Code that draws figures:
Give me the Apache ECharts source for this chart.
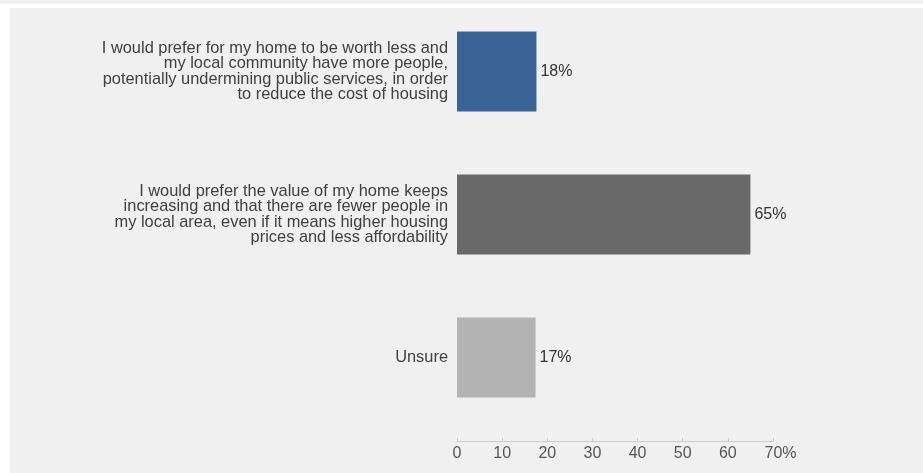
<!DOCTYPE html>
<html>
<head>
<meta charset="utf-8">
<script src="https://cdn.jsdelivr.net/npm/echarts@6/dist/echarts.min.js"></script>
<style>
  html, body { margin: 0; padding: 0; background: #ffffff; }
  #top { position: absolute; left: 0; top: 0; width: 923px; height: 4px; background: #f0f0f0; }
  #panel { position: absolute; left: 10px; top: 8px; width: 913px; height: 465px; background: #f0f0f0; }
  #chart { position: absolute; left: 0; top: 0; width: 923px; height: 473px; }
</style>
</head>
<body>
<div id="top"></div>
<div id="panel"></div>
<div id="chart"></div>
<script>
const categories = [
  'I would prefer for my home to be worth less and\nmy local community have more people,\npotentially undermining public services, in order\nto reduce the cost of housing',
  'I would prefer the value of my home keeps\nincreasing and that there are fewer people in\nmy local area, even if it means higher housing\nprices and less affordability',
  'Unsure'
]
// bar lengths; labels as printed
const values = [17.6, 65, 17.4]
const valueLabels = ['18%', '65%', '17%']
const barColors = ['#3a6496', '#696969', '#b3b3b3']

const chart = echarts.init(document.getElementById('chart'))

const option = {
  animation: false,
  textStyle: { fontFamily: 'Liberation Sans, Arial, sans-serif' },
  grid: { left: 457, right: 150, top: 0, bottom: 44 },
  xAxis: {
    type: 'value',
    min: 0,
    max: 70,
    interval: 10,
    offset: 12,
    splitLine: { show: false },
    axisLine: { show: true, lineStyle: { color: '#cccccc' } },
    axisTick: { show: true, inside: true, length: 3, lineStyle: { color: '#cccccc' } },
    axisLabel: {
      color: '#555555',
      fontSize: 16,
      margin: 5,
      formatter: function (v) { return v === 70 ? '{last|70%}' : String(v) },
      rich: {
        last: { color: '#555555', fontSize: 16, padding: [0, 0, 0, 15] }
      }
    }
  },
  yAxis: {
    type: 'category',
    inverse: true,
    data: categories,
    axisLine: { show: false },
    axisTick: { show: false },
    axisLabel: {
      color: '#404040',
      fontSize: 16.4,
      lineHeight: 15.3,
      align: 'right',
      margin: 9
    }
  },
  series: [
    {
      type: 'bar',
      barWidth: 80,
      data: values.map(function (v, i) {
        return { value: v, itemStyle: { color: barColors[i] } }
      }),
      label: {
        show: true,
        position: 'right',
        distance: 4,
        color: '#333333',
        fontSize: 16,
        formatter: function (p) { return valueLabels[p.dataIndex] }
      }
    }
  ]
}

chart.setOption(option)
</script>
</body>
</html>
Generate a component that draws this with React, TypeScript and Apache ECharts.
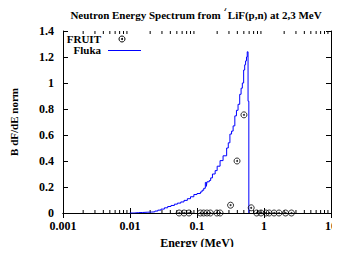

* _To do_
Without including any pictures, print each record exactly.

* _Expected output_
Give me the Apache ECharts source for this chart.
<!DOCTYPE html>
<html>
<head>
<meta charset="utf-8">
<script src="https://cdn.jsdelivr.net/npm/echarts@6/dist/echarts.min.js"></script>
<style>
  html, body { margin: 0; padding: 0; background: #ffffff; }
  #top { position: absolute; left: 0; top: 0; width: 923px; height: 4px; background: #f0f0f0; }
  #panel { position: absolute; left: 10px; top: 8px; width: 913px; height: 465px; background: #f0f0f0; }
  #chart { position: absolute; left: 0; top: 0; width: 923px; height: 473px; }
</style>
</head>
<body>
<div id="top"></div>
<div id="panel"></div>
<div id="chart"></div>
<script>
const categories = [
  'I would prefer for my home to be worth less and\nmy local community have more people,\npotentially undermining public services, in order\nto reduce the cost of housing',
  'I would prefer the value of my home keeps\nincreasing and that there are fewer people in\nmy local area, even if it means higher housing\nprices and less affordability',
  'Unsure'
]
// bar lengths; labels as printed
const values = [17.6, 65, 17.4]
const valueLabels = ['18%', '65%', '17%']
const barColors = ['#3a6496', '#696969', '#b3b3b3']

const chart = echarts.init(document.getElementById('chart'))

const option = {
  animation: false,
  textStyle: { fontFamily: 'Liberation Sans, Arial, sans-serif' },
  grid: { left: 457, right: 150, top: 0, bottom: 44 },
  xAxis: {
    type: 'value',
    min: 0,
    max: 70,
    interval: 10,
    offset: 12,
    splitLine: { show: false },
    axisLine: { show: true, lineStyle: { color: '#cccccc' } },
    axisTick: { show: true, inside: true, length: 3, lineStyle: { color: '#cccccc' } },
    axisLabel: {
      color: '#555555',
      fontSize: 16,
      margin: 5,
      formatter: function (v) { return v === 70 ? '{last|70%}' : String(v) },
      rich: {
        last: { color: '#555555', fontSize: 16, padding: [0, 0, 0, 15] }
      }
    }
  },
  yAxis: {
    type: 'category',
    inverse: true,
    data: categories,
    axisLine: { show: false },
    axisTick: { show: false },
    axisLabel: {
      color: '#404040',
      fontSize: 16.4,
      lineHeight: 15.3,
      align: 'right',
      margin: 9
    }
  },
  series: [
    {
      type: 'bar',
      barWidth: 80,
      data: values.map(function (v, i) {
        return { value: v, itemStyle: { color: barColors[i] } }
      }),
      label: {
        show: true,
        position: 'right',
        distance: 4,
        color: '#333333',
        fontSize: 16,
        formatter: function (p) { return valueLabels[p.dataIndex] }
      }
    }
  ]
}

chart.setOption(option)
</script>
</body>
</html>
Generate a component that draws this with React, TypeScript and Apache ECharts.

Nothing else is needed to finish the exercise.